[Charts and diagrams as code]
────────

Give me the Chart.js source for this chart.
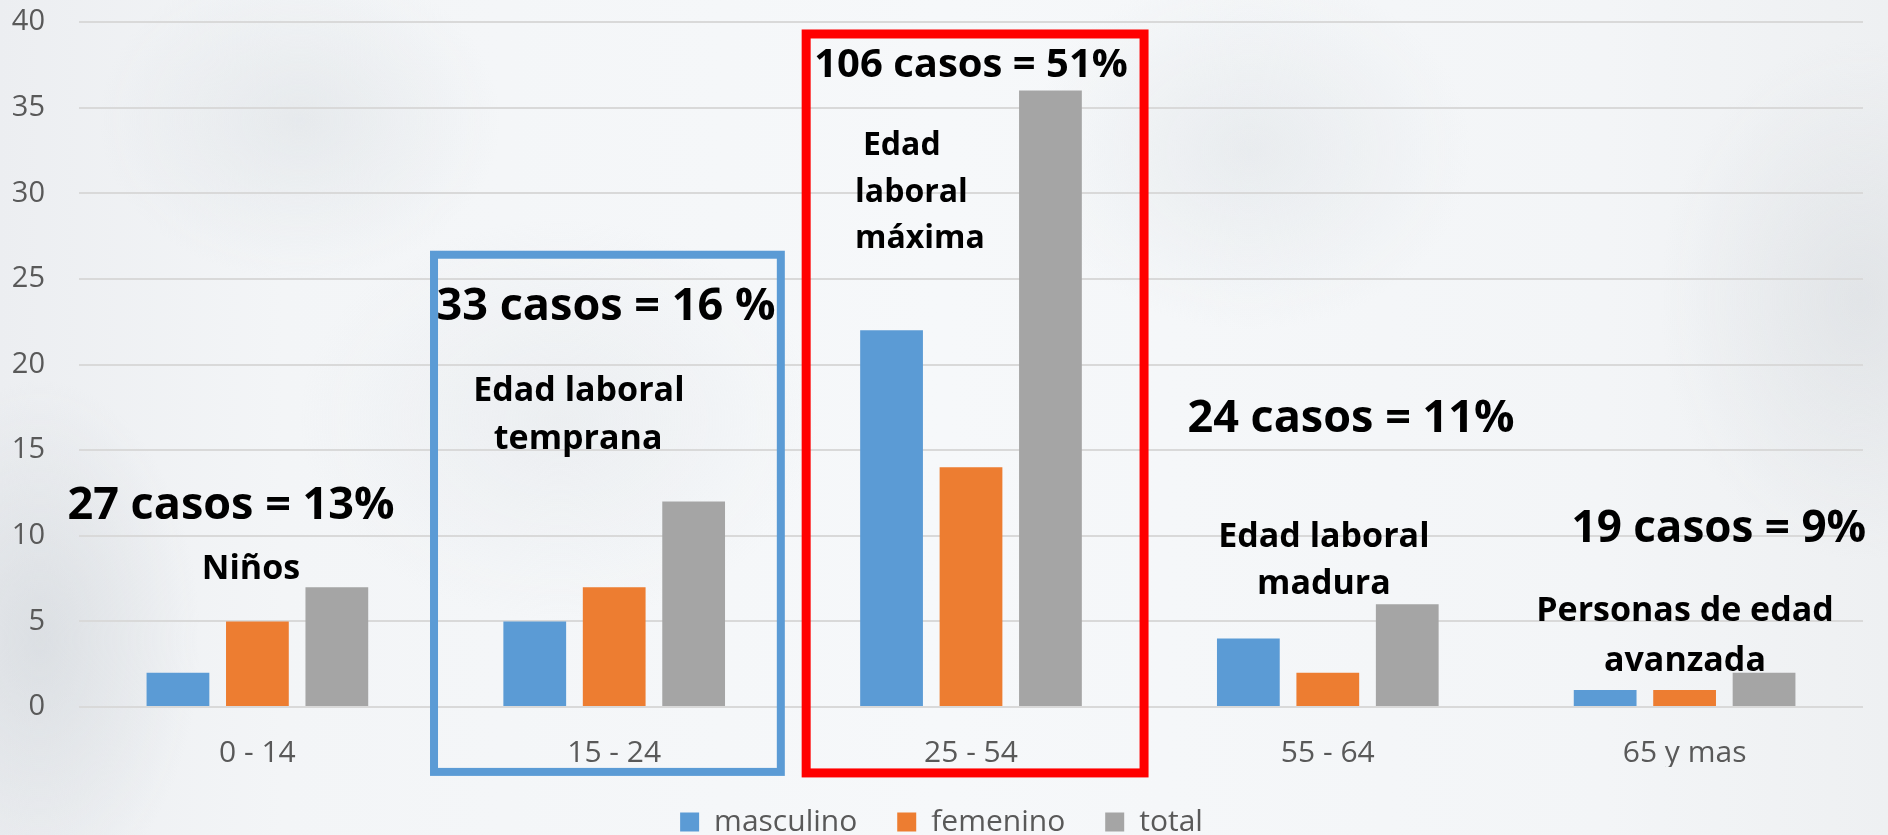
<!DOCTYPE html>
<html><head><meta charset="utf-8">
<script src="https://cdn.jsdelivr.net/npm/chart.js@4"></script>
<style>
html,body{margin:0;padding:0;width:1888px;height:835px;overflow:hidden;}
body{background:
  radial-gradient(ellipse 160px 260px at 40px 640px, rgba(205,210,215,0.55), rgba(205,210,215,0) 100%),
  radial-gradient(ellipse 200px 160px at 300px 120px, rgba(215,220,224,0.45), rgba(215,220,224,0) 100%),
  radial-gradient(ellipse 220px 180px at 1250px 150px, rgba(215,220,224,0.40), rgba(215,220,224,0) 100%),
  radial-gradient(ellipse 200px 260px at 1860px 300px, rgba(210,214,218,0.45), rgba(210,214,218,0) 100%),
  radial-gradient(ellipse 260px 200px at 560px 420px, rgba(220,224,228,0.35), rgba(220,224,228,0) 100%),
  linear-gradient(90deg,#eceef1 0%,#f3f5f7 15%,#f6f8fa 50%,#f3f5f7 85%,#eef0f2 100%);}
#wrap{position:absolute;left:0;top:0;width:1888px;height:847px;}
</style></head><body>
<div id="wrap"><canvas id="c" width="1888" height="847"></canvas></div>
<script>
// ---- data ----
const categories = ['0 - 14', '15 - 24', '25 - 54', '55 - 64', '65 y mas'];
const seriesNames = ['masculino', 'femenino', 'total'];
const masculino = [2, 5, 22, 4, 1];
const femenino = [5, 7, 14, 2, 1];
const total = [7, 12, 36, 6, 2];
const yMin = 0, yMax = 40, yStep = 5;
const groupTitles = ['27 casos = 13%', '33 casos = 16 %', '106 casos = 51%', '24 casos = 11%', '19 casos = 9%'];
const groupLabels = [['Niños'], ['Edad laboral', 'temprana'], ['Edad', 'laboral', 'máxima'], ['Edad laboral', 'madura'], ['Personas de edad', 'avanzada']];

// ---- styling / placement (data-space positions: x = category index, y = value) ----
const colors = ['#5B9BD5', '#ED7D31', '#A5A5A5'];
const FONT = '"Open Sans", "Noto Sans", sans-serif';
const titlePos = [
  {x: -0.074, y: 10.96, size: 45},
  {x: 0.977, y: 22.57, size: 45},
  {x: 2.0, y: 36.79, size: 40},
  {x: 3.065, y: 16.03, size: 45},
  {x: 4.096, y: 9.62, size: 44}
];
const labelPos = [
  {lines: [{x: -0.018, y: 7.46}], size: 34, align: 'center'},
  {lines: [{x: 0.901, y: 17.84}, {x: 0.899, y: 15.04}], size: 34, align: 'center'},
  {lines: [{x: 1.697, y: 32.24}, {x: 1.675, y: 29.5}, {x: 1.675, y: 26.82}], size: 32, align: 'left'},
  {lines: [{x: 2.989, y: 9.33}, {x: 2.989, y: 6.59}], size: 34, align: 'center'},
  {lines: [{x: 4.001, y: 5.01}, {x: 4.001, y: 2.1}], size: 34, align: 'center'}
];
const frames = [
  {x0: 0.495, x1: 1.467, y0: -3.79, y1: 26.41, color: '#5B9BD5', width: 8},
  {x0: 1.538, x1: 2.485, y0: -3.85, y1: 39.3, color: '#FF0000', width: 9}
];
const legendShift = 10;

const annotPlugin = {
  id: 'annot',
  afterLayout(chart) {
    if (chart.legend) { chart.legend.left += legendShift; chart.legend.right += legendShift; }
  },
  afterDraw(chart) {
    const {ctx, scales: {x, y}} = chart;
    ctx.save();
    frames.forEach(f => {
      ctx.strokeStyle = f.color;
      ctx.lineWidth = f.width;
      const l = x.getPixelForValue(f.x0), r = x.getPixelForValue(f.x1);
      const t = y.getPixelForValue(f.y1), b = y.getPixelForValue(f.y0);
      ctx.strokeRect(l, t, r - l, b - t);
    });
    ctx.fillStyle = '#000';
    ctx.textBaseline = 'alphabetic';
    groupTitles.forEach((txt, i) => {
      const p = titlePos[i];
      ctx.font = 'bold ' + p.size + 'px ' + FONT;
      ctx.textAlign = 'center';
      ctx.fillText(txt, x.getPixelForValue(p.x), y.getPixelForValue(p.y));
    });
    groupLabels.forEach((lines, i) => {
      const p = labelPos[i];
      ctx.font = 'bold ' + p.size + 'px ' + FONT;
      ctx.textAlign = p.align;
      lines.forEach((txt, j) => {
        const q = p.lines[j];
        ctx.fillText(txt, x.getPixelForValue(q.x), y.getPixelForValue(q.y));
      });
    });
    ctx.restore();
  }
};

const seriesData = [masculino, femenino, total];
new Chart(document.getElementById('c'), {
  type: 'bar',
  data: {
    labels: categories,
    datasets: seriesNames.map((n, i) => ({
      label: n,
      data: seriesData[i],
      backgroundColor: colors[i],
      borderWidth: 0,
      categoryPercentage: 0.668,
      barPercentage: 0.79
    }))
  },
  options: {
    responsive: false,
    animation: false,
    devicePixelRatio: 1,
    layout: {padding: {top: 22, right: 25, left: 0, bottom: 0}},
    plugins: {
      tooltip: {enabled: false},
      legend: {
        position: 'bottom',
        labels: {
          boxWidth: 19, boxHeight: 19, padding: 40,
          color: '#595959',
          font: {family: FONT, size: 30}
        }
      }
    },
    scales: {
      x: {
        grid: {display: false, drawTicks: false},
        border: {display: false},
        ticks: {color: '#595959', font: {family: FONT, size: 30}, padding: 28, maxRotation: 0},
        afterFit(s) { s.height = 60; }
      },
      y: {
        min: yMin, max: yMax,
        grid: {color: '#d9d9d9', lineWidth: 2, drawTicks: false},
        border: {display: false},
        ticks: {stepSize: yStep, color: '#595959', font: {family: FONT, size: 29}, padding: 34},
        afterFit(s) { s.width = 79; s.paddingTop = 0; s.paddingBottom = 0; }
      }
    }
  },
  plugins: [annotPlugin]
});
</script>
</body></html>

────────

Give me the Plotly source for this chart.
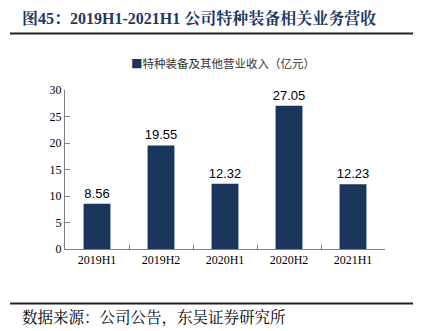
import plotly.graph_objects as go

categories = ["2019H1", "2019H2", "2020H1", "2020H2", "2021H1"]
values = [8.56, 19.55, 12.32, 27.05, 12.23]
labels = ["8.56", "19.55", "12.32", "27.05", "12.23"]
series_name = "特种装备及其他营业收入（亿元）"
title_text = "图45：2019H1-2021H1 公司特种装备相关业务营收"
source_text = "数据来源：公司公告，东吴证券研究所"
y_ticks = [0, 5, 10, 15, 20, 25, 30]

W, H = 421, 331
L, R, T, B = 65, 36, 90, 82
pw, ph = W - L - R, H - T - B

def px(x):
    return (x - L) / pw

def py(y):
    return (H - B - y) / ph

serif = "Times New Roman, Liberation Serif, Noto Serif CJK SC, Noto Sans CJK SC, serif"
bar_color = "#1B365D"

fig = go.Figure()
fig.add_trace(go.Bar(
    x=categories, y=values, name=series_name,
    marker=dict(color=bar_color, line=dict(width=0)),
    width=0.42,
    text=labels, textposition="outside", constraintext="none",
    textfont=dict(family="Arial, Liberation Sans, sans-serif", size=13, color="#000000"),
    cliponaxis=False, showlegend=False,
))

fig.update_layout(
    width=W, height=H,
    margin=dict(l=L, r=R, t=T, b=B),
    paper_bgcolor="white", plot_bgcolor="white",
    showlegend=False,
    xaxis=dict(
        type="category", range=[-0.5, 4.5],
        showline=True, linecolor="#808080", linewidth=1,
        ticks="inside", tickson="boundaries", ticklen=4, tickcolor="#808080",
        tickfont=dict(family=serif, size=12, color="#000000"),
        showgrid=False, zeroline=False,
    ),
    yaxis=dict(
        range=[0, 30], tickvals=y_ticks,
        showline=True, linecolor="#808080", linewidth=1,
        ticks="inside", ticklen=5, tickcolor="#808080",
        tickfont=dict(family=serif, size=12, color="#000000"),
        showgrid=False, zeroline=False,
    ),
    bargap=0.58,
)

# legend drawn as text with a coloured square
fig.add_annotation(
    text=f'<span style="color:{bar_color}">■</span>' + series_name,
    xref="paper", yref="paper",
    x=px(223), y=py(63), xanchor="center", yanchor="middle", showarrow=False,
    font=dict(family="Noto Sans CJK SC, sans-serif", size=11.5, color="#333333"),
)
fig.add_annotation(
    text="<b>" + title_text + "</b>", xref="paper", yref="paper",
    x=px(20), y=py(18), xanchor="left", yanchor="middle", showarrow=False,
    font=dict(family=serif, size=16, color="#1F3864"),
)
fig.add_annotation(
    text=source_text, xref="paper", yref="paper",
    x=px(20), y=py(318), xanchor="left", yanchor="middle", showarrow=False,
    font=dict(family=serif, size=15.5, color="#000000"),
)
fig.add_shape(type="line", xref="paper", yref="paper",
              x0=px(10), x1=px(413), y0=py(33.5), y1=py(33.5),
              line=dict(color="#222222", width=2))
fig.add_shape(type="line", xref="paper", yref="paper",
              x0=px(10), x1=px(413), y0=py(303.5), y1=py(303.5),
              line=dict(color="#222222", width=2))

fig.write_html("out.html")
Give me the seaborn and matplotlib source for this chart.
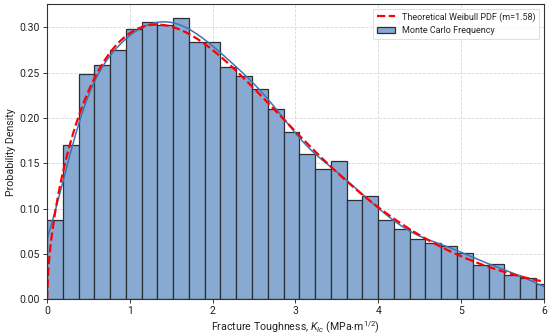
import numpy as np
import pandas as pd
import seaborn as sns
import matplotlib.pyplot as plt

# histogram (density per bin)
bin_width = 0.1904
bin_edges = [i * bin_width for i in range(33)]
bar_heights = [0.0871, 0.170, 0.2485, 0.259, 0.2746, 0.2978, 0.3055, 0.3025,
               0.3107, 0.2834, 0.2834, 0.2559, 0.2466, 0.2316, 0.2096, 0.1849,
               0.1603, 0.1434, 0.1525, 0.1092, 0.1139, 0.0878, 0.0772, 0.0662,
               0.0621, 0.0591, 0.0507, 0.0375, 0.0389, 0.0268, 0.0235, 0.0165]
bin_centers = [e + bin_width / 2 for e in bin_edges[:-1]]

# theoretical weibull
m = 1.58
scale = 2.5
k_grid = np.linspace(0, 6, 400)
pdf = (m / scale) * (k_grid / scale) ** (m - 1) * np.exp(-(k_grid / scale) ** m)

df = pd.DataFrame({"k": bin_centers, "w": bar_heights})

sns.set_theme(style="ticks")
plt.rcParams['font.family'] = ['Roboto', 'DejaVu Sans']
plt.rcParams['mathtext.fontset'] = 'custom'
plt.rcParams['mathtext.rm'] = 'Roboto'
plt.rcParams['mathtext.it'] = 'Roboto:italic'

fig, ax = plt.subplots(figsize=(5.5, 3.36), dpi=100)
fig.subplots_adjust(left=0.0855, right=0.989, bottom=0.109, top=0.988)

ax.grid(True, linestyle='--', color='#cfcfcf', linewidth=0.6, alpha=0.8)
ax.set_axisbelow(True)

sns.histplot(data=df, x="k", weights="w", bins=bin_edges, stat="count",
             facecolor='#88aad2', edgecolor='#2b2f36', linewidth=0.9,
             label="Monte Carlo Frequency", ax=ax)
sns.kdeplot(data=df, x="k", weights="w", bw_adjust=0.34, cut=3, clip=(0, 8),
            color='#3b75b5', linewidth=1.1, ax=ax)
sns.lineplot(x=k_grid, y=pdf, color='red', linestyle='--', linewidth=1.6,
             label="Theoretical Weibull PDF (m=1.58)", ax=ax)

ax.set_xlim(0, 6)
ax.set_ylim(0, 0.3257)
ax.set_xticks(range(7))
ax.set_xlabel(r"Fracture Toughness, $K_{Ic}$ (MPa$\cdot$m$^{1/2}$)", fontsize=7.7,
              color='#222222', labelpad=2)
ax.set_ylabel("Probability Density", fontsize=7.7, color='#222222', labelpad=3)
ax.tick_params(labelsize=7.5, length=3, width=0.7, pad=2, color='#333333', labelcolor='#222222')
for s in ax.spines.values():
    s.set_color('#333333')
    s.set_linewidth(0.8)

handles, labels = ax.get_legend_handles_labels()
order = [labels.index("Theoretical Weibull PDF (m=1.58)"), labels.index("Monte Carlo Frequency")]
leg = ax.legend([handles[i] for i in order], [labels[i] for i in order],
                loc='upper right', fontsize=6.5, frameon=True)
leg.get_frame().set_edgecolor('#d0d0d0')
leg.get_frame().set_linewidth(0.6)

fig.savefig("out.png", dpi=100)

────────

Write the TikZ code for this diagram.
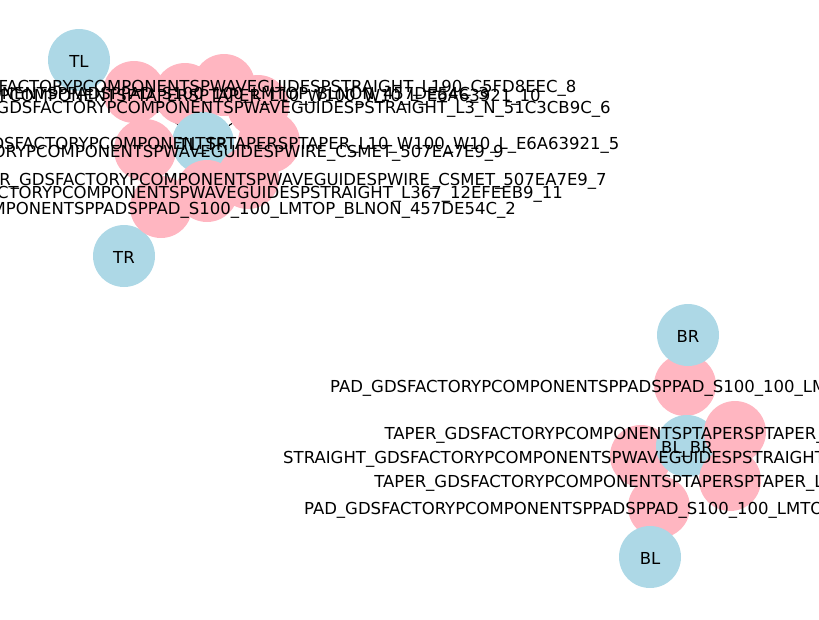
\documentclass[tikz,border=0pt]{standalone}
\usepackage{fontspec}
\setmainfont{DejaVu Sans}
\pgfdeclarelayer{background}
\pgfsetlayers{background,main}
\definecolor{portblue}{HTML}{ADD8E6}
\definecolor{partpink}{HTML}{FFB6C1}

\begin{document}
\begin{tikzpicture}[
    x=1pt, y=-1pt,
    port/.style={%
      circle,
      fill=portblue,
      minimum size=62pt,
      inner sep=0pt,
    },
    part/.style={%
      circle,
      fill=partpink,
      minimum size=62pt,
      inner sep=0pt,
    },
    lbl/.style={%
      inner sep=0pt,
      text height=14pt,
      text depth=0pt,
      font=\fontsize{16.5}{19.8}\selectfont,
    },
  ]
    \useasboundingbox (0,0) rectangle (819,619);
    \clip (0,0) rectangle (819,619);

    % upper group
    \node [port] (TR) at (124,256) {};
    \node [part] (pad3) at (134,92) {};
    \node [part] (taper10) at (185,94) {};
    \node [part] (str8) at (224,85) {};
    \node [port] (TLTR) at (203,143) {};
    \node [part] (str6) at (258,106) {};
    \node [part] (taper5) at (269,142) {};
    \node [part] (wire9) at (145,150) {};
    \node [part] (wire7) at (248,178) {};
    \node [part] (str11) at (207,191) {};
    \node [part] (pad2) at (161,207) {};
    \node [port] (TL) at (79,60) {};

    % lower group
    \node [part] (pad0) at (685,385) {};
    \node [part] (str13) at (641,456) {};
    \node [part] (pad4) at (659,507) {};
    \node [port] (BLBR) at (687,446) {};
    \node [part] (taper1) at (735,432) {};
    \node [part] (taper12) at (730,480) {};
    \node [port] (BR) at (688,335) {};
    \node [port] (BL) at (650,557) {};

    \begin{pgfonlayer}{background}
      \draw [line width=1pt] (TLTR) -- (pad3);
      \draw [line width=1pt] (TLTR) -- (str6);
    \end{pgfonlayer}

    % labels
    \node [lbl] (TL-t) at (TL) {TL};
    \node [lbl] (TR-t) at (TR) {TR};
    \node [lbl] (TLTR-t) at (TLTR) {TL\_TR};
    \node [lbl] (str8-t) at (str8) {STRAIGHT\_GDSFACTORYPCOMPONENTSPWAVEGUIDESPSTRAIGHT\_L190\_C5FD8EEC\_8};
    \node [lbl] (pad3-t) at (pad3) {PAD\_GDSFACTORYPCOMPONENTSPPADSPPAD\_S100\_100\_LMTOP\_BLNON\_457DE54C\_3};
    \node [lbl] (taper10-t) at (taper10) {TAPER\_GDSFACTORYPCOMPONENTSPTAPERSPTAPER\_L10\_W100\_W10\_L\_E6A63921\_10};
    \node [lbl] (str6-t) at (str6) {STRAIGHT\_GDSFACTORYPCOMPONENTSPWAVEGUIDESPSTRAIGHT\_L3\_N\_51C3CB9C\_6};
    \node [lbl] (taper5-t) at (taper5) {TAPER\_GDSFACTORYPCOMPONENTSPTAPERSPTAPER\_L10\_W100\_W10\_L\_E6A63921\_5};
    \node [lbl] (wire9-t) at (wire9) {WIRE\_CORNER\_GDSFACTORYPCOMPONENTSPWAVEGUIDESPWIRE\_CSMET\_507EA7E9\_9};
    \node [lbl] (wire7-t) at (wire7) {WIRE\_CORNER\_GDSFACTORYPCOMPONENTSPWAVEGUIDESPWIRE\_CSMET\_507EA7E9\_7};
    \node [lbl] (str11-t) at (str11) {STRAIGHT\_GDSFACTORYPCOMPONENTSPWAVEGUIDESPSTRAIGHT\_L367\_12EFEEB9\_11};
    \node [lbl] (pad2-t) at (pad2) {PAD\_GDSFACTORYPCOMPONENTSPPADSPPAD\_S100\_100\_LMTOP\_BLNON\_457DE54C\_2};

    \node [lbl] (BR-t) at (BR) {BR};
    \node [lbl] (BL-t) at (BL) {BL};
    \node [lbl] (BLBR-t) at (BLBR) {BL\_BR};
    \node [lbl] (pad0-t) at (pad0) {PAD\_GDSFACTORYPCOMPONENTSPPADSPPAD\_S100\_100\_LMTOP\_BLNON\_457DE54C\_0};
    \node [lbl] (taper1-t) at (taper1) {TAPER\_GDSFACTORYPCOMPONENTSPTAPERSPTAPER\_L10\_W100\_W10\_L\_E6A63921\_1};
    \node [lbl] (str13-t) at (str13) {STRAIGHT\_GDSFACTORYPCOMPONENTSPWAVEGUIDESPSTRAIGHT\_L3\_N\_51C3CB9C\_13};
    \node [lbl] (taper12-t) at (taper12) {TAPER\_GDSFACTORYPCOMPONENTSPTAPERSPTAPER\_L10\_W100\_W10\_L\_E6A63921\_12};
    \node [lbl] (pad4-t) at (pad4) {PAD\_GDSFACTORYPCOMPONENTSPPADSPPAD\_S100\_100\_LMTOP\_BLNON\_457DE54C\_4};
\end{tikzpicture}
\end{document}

────────

**Required work**
Search the data above for the word "Give", then gather each line in which it appears.

**Finished exercise**
Give me the Chart.js source for this chart.
Give me the Plotly source for this chart.
Give me the seaborn and matplotlib source for this chart.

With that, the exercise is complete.